Grand Ayatollah Hossein-Ali Montazeri is one of Iran's highest ranking theologians and at the same time one of the establishment's most outspoken critics.

Now in his eighties, he helped write the 1979 constitution and was once heir-apparent to the Islamic Republic's founder, Ayatollah Khomeini.

But in 1988 he fell out with Ayatollah Khomeini, just before the latter's death, for criticising official policy on human rights and other issues.

He was replaced as designated successor by the current supreme leader, Ayatollah Ali Khamenei.
The majority of our population is now dissatisfied with the ruling establishment. The matter should be put to popular vote
Ayatollah Montazeri

Since then he has remained in the post of grand ayatollah, with a mass following among the faithful.

In 1997 he was placed under house arrest in the holy city of Qom for questioning the unaccountable rule exercised by the supreme leader.

On his release in January 2003 he vowed, despite ill health, to continue to speak his mind.

Embassy seizure

In September 2003 he told several hundred students in Qom that Iranians were dissatisfied with the ruling establishment, and that "the matter should be put to a popular vote".

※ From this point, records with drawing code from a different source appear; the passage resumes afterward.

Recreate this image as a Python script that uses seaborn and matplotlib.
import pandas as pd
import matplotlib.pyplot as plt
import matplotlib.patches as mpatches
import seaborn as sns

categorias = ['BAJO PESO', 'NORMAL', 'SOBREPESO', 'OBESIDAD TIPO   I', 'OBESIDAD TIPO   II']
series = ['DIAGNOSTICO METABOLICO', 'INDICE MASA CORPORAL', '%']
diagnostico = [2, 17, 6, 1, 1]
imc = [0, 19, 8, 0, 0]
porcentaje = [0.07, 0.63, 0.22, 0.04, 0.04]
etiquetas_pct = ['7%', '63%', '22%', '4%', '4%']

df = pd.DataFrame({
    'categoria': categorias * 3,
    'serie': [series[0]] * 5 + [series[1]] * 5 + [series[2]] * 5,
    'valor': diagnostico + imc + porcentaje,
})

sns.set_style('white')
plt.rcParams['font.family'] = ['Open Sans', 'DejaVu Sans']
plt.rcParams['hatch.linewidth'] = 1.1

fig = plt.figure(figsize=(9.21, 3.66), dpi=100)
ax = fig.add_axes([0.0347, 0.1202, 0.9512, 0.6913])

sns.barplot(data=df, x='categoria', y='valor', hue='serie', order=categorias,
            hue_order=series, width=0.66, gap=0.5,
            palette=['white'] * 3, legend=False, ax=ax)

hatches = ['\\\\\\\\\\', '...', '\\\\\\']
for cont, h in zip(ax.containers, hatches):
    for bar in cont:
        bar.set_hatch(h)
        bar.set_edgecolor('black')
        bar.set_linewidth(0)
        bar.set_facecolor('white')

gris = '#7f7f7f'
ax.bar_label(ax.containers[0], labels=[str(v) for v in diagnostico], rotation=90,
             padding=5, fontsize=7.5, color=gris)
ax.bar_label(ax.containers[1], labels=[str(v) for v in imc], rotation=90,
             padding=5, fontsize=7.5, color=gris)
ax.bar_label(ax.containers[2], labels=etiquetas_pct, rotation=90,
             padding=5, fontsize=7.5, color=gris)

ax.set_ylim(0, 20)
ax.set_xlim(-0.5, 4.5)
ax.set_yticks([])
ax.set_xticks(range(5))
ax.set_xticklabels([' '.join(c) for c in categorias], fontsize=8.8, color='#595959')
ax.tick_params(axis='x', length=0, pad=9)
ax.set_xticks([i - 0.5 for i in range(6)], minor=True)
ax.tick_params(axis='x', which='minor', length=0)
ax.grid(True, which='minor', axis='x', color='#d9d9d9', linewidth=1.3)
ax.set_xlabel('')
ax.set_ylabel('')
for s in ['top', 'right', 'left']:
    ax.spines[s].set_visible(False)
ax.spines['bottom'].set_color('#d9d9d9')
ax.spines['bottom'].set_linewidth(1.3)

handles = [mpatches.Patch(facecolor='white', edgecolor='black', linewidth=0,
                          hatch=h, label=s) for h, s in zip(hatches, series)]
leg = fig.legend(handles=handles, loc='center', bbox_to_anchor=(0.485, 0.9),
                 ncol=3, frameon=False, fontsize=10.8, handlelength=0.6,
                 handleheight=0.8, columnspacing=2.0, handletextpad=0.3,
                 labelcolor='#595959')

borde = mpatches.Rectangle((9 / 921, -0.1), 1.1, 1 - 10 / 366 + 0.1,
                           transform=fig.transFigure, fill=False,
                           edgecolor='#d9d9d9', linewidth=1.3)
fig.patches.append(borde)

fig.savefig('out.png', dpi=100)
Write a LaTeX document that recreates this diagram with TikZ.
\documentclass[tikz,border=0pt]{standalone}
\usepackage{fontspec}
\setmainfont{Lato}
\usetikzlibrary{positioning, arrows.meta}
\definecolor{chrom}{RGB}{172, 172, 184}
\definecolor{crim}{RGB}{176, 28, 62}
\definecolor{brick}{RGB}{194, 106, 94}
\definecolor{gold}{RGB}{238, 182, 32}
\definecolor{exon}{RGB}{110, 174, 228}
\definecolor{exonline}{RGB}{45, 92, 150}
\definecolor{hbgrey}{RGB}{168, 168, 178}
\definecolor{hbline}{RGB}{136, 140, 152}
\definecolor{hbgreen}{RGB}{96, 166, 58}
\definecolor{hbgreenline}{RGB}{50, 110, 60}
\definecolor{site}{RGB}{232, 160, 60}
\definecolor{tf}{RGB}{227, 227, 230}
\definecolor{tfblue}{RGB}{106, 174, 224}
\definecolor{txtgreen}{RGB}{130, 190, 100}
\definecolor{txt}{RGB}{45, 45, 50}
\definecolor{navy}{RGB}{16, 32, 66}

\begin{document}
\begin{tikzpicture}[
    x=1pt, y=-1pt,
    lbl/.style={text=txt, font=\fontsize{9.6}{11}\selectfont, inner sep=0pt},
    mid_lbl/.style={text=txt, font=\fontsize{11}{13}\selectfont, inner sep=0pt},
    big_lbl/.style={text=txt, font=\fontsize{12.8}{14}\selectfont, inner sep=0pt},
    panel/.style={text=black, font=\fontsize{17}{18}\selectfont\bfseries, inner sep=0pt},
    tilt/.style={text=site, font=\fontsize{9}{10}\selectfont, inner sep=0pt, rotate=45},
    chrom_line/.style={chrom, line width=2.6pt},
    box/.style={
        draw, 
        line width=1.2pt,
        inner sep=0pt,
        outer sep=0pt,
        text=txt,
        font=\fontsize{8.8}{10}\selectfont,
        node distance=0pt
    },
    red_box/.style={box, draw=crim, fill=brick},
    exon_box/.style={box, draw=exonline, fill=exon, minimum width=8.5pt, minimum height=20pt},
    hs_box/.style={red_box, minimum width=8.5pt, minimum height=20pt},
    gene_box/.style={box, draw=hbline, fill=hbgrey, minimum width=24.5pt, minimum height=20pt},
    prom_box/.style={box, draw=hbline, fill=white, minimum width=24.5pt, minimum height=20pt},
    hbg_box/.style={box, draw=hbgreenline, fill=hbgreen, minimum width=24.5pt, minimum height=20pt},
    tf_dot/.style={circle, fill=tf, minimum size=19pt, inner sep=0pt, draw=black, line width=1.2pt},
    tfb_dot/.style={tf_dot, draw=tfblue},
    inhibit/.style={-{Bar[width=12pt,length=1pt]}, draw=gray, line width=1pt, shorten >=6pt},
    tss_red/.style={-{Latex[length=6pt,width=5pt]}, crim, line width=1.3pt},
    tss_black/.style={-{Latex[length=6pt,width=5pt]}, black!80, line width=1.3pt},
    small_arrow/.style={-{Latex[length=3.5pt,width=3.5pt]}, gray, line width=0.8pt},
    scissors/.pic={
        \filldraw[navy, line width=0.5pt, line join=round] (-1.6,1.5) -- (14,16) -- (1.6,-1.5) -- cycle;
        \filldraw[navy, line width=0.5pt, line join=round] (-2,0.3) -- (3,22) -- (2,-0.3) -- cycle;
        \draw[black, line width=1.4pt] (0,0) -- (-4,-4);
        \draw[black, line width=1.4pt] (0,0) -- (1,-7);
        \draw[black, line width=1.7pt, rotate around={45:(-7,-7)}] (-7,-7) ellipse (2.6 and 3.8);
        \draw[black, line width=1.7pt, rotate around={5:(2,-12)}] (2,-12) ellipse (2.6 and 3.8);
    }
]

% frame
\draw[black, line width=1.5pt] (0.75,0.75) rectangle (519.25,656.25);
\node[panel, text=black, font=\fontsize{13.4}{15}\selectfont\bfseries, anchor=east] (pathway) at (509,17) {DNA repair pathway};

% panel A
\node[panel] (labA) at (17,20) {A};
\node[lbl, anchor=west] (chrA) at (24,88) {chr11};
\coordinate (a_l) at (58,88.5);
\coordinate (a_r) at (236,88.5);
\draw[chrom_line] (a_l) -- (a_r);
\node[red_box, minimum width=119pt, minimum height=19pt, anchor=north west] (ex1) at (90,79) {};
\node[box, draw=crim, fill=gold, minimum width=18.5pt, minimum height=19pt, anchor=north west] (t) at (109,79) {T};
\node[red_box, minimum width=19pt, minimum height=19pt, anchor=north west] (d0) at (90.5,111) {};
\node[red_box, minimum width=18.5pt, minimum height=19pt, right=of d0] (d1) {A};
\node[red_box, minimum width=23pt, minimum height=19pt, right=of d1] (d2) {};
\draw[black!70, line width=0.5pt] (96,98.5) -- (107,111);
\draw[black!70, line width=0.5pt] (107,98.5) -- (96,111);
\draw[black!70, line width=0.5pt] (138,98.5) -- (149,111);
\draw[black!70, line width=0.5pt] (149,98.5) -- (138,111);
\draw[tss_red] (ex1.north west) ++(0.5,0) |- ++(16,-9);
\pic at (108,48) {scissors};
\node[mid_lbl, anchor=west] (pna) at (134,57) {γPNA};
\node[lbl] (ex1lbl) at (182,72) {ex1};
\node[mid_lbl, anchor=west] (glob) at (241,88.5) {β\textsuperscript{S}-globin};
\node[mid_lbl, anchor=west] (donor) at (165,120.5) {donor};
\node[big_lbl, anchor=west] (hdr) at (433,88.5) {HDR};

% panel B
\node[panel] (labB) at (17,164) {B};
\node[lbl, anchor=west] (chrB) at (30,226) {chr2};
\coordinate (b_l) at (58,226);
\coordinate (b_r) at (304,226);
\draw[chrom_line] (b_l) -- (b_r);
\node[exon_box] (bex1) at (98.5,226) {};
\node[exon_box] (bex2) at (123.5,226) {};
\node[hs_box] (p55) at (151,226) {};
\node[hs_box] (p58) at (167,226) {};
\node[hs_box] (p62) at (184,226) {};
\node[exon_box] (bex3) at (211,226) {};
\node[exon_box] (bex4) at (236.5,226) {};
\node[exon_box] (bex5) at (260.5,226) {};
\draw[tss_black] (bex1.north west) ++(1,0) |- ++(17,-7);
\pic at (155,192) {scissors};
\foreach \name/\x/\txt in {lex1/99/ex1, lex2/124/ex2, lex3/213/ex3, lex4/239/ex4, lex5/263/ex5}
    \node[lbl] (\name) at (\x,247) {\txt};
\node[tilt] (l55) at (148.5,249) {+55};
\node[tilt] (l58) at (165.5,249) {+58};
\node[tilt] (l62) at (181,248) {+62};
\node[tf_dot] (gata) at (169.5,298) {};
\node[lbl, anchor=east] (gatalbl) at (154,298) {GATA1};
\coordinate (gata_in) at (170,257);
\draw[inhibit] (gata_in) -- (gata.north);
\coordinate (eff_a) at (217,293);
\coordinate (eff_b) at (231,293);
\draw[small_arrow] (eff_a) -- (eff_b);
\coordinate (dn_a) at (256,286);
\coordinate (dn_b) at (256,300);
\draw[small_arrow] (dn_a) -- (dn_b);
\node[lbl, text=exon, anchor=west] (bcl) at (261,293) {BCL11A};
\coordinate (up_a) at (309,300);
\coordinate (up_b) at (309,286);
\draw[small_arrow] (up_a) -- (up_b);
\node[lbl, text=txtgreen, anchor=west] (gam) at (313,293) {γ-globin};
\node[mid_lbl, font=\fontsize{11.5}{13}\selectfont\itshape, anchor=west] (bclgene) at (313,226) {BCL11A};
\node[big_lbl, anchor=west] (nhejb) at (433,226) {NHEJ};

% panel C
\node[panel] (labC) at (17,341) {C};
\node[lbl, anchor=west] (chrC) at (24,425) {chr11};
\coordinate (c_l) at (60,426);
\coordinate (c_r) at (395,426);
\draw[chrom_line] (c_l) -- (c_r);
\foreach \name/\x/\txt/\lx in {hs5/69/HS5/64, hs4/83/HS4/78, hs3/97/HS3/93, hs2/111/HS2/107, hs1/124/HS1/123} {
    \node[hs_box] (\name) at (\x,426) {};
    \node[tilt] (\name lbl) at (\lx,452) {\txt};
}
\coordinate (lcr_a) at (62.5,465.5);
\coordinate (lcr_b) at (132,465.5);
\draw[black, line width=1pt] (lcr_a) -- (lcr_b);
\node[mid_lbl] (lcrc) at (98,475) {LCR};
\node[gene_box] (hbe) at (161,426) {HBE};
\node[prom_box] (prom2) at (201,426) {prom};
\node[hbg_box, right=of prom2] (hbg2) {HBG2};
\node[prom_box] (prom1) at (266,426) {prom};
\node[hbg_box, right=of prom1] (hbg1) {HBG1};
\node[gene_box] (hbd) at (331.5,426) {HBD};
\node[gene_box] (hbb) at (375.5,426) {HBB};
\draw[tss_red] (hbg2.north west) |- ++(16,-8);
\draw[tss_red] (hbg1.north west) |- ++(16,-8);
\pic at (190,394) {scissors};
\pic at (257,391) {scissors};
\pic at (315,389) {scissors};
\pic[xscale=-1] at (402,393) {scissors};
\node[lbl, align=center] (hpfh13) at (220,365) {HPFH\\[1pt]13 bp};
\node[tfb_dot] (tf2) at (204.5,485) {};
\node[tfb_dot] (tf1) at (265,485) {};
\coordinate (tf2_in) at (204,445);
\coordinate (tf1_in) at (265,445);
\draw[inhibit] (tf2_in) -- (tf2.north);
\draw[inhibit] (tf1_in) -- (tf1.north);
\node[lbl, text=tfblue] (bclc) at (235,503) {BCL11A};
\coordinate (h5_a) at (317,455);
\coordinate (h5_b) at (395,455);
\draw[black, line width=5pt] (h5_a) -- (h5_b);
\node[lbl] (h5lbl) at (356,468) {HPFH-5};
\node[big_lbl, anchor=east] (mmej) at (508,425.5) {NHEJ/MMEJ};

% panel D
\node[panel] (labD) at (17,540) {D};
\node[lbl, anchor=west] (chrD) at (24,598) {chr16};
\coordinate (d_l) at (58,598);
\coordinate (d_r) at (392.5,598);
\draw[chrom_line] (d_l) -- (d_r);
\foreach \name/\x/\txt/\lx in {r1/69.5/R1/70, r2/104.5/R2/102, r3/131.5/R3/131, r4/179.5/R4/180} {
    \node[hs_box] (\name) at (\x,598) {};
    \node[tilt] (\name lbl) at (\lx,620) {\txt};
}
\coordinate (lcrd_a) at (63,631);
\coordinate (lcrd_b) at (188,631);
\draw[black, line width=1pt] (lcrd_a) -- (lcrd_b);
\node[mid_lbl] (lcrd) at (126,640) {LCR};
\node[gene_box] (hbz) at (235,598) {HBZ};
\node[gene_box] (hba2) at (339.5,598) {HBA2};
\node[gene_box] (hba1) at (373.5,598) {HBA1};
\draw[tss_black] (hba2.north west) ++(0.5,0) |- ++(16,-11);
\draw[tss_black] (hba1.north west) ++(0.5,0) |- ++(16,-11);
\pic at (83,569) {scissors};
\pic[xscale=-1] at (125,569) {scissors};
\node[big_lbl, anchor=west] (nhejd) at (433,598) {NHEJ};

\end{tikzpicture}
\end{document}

And he condemned a crackdown by the judiciary on liberals and reformist publications as a "disgrace".

In a second attack on the leadership, just days later, he called the seizure in 1979 of the US embassy in Tehran a "big mistake" and urged a resumption of ties with Washington.

But he also told a Spanish daily that US forces should leave Iraq and hand over sovereignty to the Iraqis.

In October 2003 he continued his message of tolerance, saying the country's officials should "put aside their strictness".

He said President Khatami had failed to come up with promised reforms, causing "popular disappointment". And he questioned the legality of the country's revolutionary courts.

Shortly before the February 2004 elections, he told a meeting of the reformist Participation Front party that political parties should have the power to change a weak government.